start Dataset section

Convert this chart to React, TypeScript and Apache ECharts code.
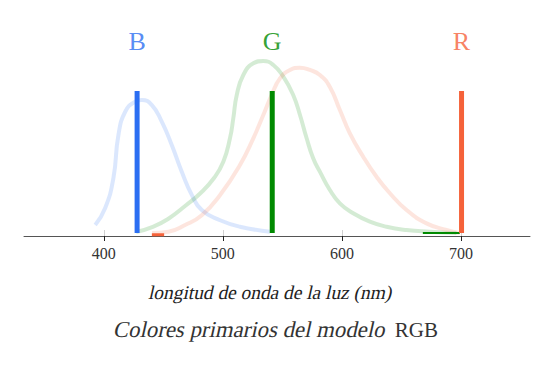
import React, { useEffect, useRef } from "react";
import * as echarts from "echarts";

// wavelengths (nm) and relative sensitivities
const blueCurve: [number, number][] = [
  [392.8, 0.056], [401.2, 0.176], [408.1, 0.387], [412.3, 0.69], [418.0, 0.854],
  [426.3, 0.925], [432.0, 0.937], [440.4, 0.901], [448.7, 0.784], [457.1, 0.62],
  [465.5, 0.432], [473.9, 0.268], [482.3, 0.162], [497.7, 0.09], [514.4, 0.044],
  [539.6, 0.009],
];
const greenCurve: [number, number][] = [
  [427.2, 0.007], [440.6, 0.042], [454.0, 0.099], [468.3, 0.19], [480.9, 0.278],
  [492.6, 0.387], [500.4, 0.502], [506.0, 0.667], [508.8, 0.808], [511.7, 0.972],
  [517.2, 1.113], [525.6, 1.195], [534.0, 1.211], [542.4, 1.183], [550.8, 1.101],
  [559.1, 0.972], [564.8, 0.831], [570.4, 0.667], [575.9, 0.526], [581.5, 0.432],
  [589.9, 0.303], [598.3, 0.209], [609.5, 0.139], [623.5, 0.08], [637.5, 0.044],
  [654.3, 0.021], [673.8, 0.009], [696.2, 0.0],
];
const redCurve: [number, number][] = [
  [440.6, 0.0], [454.3, 0.009], [468.3, 0.056], [482.3, 0.125], [497.7, 0.268],
  [514.4, 0.479], [525.6, 0.667], [534.0, 0.831], [541.0, 0.972], [548.0, 1.089],
  [556.4, 1.148], [564.8, 1.164], [573.2, 1.148], [581.5, 1.113], [589.9, 1.028],
  [598.3, 0.866], [606.7, 0.702], [617.9, 0.537], [629.1, 0.396], [640.3, 0.28],
  [654.3, 0.162], [671.1, 0.068], [687.8, 0.021], [699.0, 0.0],
];
const primaryNames = ["B", "G", "R"];
const primaryWavelengths = [428, 541.5, 700.5];
const primaryHeight = 1;
const labelLevel = 1.352;
const redBaseSegment: [number, number][] = [[440.4, -0.012], [450.7, -0.012]];
const greenBaseSegment: [number, number][] = [[668, 0.0], [699, 0.0]];
const tickValues = [400, 500, 600, 700];
const xMin = 333;
const xMax = 758;

const COLORS = ["#2b6ef2", "#008a00", "#f5623a"];
const SERIF = "'Liberation Serif', 'DejaVu Serif', 'Times New Roman', serif";

export default function App() {
  const ref = useRef<HTMLDivElement>(null);
  useEffect(() => {
    if (!ref.current) return;
    const chart = echarts.init(ref.current, null, { renderer: "svg" });
    const curves = [blueCurve, greenCurve, redCurve];
    const series: any[] = [];
    curves.forEach((c, i) => {
      series.push({
        type: "line",
        data: c,
        smooth: 0.5,
        showSymbol: false,
        symbol: "none",
        lineStyle: { color: COLORS[i], width: 4, opacity: 0.17 },
        z: 2,
      });
    });
    series.push({
      type: "line",
      data: redBaseSegment,
      symbol: "none",
      lineStyle: { color: COLORS[2], width: 3 },
      z: 3,
    });
    series.push({
      type: "line",
      data: greenBaseSegment,
      symbol: "none",
      lineStyle: { color: COLORS[1], width: 2 },
      z: 3,
    });
    primaryWavelengths.forEach((w, i) => {
      series.push({
        type: "line",
        data: [[w, 0], [w, primaryHeight]],
        symbol: "none",
        lineStyle: { color: COLORS[i], width: 5, cap: "butt" },
        z: 5,
      });
      series.push({
        type: "scatter",
        data: [[w, labelLevel]],
        symbolSize: 0,
        label: {
          show: true,
          position: "inside",
          formatter: primaryNames[i],
          color: COLORS[i],
          fontFamily: SERIF,
          fontSize: 26,
        },
        z: 6,
      });
    });

    chart.setOption({
      animation: false,
      backgroundColor: "#ffffff",
      grid: { left: 24, right: 20, top: 40, bottom: 134, containLabel: false },
      xAxis: [
        {
          type: "value",
          min: xMin,
          max: xMax,
          position: "bottom",
          axisLine: { show: true, onZero: false, lineStyle: { color: "#555", width: 1 } },
          axisTick: {
            show: true,
            customValues: tickValues,
            length: 5,
            lineStyle: { color: "#222", width: 1 },
          },
          axisLabel: {
            show: true,
            customValues: tickValues,
            color: "#333",
            fontFamily: SERIF,
            fontSize: 16,
            margin: 9,
          },
          splitLine: { show: false },
        },
        {
          type: "value",
          min: xMin,
          max: xMax,
          position: "bottom",
          axisLine: { show: false, onZero: false },
          axisTick: {
            show: true,
            inside: true,
            customValues: tickValues,
            length: 6,
            lineStyle: { color: "#d0d0d0", width: 1 },
          },
          axisLabel: { show: false },
          splitLine: { show: false },
        },
      ],
      yAxis: {
        type: "value",
        min: -0.0211,
        max: 1.3592,
        show: false,
        splitLine: { show: false },
      },
      graphic: [
        {
          type: "text",
          x: 269,
          y: 302,
          skewX: -0.22,
          style: {
            text: "longitud de onda de la luz (nm)",
            fill: "#222",
            fontFamily: SERIF,
            fontSize: 19.4,
            textAlign: "center",
            textVerticalAlign: "bottom",
          },
        },
        {
          type: "text",
          x: 112,
          y: 341,
          skewX: -0.22,
          style: {
            text: "Colores primarios del modelo",
            fill: "#333",
            fontFamily: SERIF,
            fontSize: 22.8,
            textAlign: "left",
            textVerticalAlign: "bottom",
          },
        },
        {
          type: "text",
          x: 438,
          y: 340,
          style: {
            text: "RGB",
            fill: "#333",
            fontFamily: SERIF,
            fontSize: 21,
            textAlign: "right",
            textVerticalAlign: "bottom",
          },
        },
      ],
      series,
    });
    return () => chart.dispose();
  }, []);
  return (
    <div
      ref={ref}
      style={{ position: "fixed", left: 0, top: 0, width: 550, height: 370 }}
    />
  );
}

end Dataset section

## What the task asks:
All of the material above should be reproduced exactly, except the pictures.

## Result:
Convert this chart to React, TypeScript and Apache ECharts code.
import React, { useEffect, useRef } from "react";
import * as echarts from "echarts";

// wavelengths (nm) and relative sensitivities
const blueCurve: [number, number][] = [
  [392.8, 0.056], [401.2, 0.176], [408.1, 0.387], [412.3, 0.69], [418.0, 0.854],
  [426.3, 0.925], [432.0, 0.937], [440.4, 0.901], [448.7, 0.784], [457.1, 0.62],
  [465.5, 0.432], [473.9, 0.268], [482.3, 0.162], [497.7, 0.09], [514.4, 0.044],
  [539.6, 0.009],
];
const greenCurve: [number, number][] = [
  [427.2, 0.007], [440.6, 0.042], [454.0, 0.099], [468.3, 0.19], [480.9, 0.278],
  [492.6, 0.387], [500.4, 0.502], [506.0, 0.667], [508.8, 0.808], [511.7, 0.972],
  [517.2, 1.113], [525.6, 1.195], [534.0, 1.211], [542.4, 1.183], [550.8, 1.101],
  [559.1, 0.972], [564.8, 0.831], [570.4, 0.667], [575.9, 0.526], [581.5, 0.432],
  [589.9, 0.303], [598.3, 0.209], [609.5, 0.139], [623.5, 0.08], [637.5, 0.044],
  [654.3, 0.021], [673.8, 0.009], [696.2, 0.0],
];
const redCurve: [number, number][] = [
  [440.6, 0.0], [454.3, 0.009], [468.3, 0.056], [482.3, 0.125], [497.7, 0.268],
  [514.4, 0.479], [525.6, 0.667], [534.0, 0.831], [541.0, 0.972], [548.0, 1.089],
  [556.4, 1.148], [564.8, 1.164], [573.2, 1.148], [581.5, 1.113], [589.9, 1.028],
  [598.3, 0.866], [606.7, 0.702], [617.9, 0.537], [629.1, 0.396], [640.3, 0.28],
  [654.3, 0.162], [671.1, 0.068], [687.8, 0.021], [699.0, 0.0],
];
const primaryNames = ["B", "G", "R"];
const primaryWavelengths = [428, 541.5, 700.5];
const primaryHeight = 1;
const labelLevel = 1.352;
const redBaseSegment: [number, number][] = [[440.4, -0.012], [450.7, -0.012]];
const greenBaseSegment: [number, number][] = [[668, 0.0], [699, 0.0]];
const tickValues = [400, 500, 600, 700];
const xMin = 333;
const xMax = 758;

const COLORS = ["#2b6ef2", "#008a00", "#f5623a"];
const SERIF = "'Liberation Serif', 'DejaVu Serif', 'Times New Roman', serif";

export default function App() {
  const ref = useRef<HTMLDivElement>(null);
  useEffect(() => {
    if (!ref.current) return;
    const chart = echarts.init(ref.current, null, { renderer: "svg" });
    const curves = [blueCurve, greenCurve, redCurve];
    const series: any[] = [];
    curves.forEach((c, i) => {
      series.push({
        type: "line",
        data: c,
        smooth: 0.5,
        showSymbol: false,
        symbol: "none",
        lineStyle: { color: COLORS[i], width: 4, opacity: 0.17 },
        z: 2,
      });
    });
    series.push({
      type: "line",
      data: redBaseSegment,
      symbol: "none",
      lineStyle: { color: COLORS[2], width: 3 },
      z: 3,
    });
    series.push({
      type: "line",
      data: greenBaseSegment,
      symbol: "none",
      lineStyle: { color: COLORS[1], width: 2 },
      z: 3,
    });
    primaryWavelengths.forEach((w, i) => {
      series.push({
        type: "line",
        data: [[w, 0], [w, primaryHeight]],
        symbol: "none",
        lineStyle: { color: COLORS[i], width: 5, cap: "butt" },
        z: 5,
      });
      series.push({
        type: "scatter",
        data: [[w, labelLevel]],
        symbolSize: 0,
        label: {
          show: true,
          position: "inside",
          formatter: primaryNames[i],
          color: COLORS[i],
          fontFamily: SERIF,
          fontSize: 26,
        },
        z: 6,
      });
    });

    chart.setOption({
      animation: false,
      backgroundColor: "#ffffff",
      grid: { left: 24, right: 20, top: 40, bottom: 134, containLabel: false },
      xAxis: [
        {
          type: "value",
          min: xMin,
          max: xMax,
          position: "bottom",
          axisLine: { show: true, onZero: false, lineStyle: { color: "#555", width: 1 } },
          axisTick: {
            show: true,
            customValues: tickValues,
            length: 5,
            lineStyle: { color: "#222", width: 1 },
          },
          axisLabel: {
            show: true,
            customValues: tickValues,
            color: "#333",
            fontFamily: SERIF,
            fontSize: 16,
            margin: 9,
          },
          splitLine: { show: false },
        },
        {
          type: "value",
          min: xMin,
          max: xMax,
          position: "bottom",
          axisLine: { show: false, onZero: false },
          axisTick: {
            show: true,
            inside: true,
            customValues: tickValues,
            length: 6,
            lineStyle: { color: "#d0d0d0", width: 1 },
          },
          axisLabel: { show: false },
          splitLine: { show: false },
        },
      ],
      yAxis: {
        type: "value",
        min: -0.0211,
        max: 1.3592,
        show: false,
        splitLine: { show: false },
      },
      graphic: [
        {
          type: "text",
          x: 269,
          y: 302,
          skewX: -0.22,
          style: {
            text: "longitud de onda de la luz (nm)",
            fill: "#222",
            fontFamily: SERIF,
            fontSize: 19.4,
            textAlign: "center",
            textVerticalAlign: "bottom",
          },
        },
        {
          type: "text",
          x: 112,
          y: 341,
          skewX: -0.22,
          style: {
            text: "Colores primarios del modelo",
            fill: "#333",
            fontFamily: SERIF,
            fontSize: 22.8,
            textAlign: "left",
            textVerticalAlign: "bottom",
          },
        },
        {
          type: "text",
          x: 438,
          y: 340,
          style: {
            text: "RGB",
            fill: "#333",
            fontFamily: SERIF,
            fontSize: 21,
            textAlign: "right",
            textVerticalAlign: "bottom",
          },
        },
      ],
      series,
    });
    return () => chart.dispose();
  }, []);
  return (
    <div
      ref={ref}
      style={{ position: "fixed", left: 0, top: 0, width: 550, height: 370 }}
    />
  );
}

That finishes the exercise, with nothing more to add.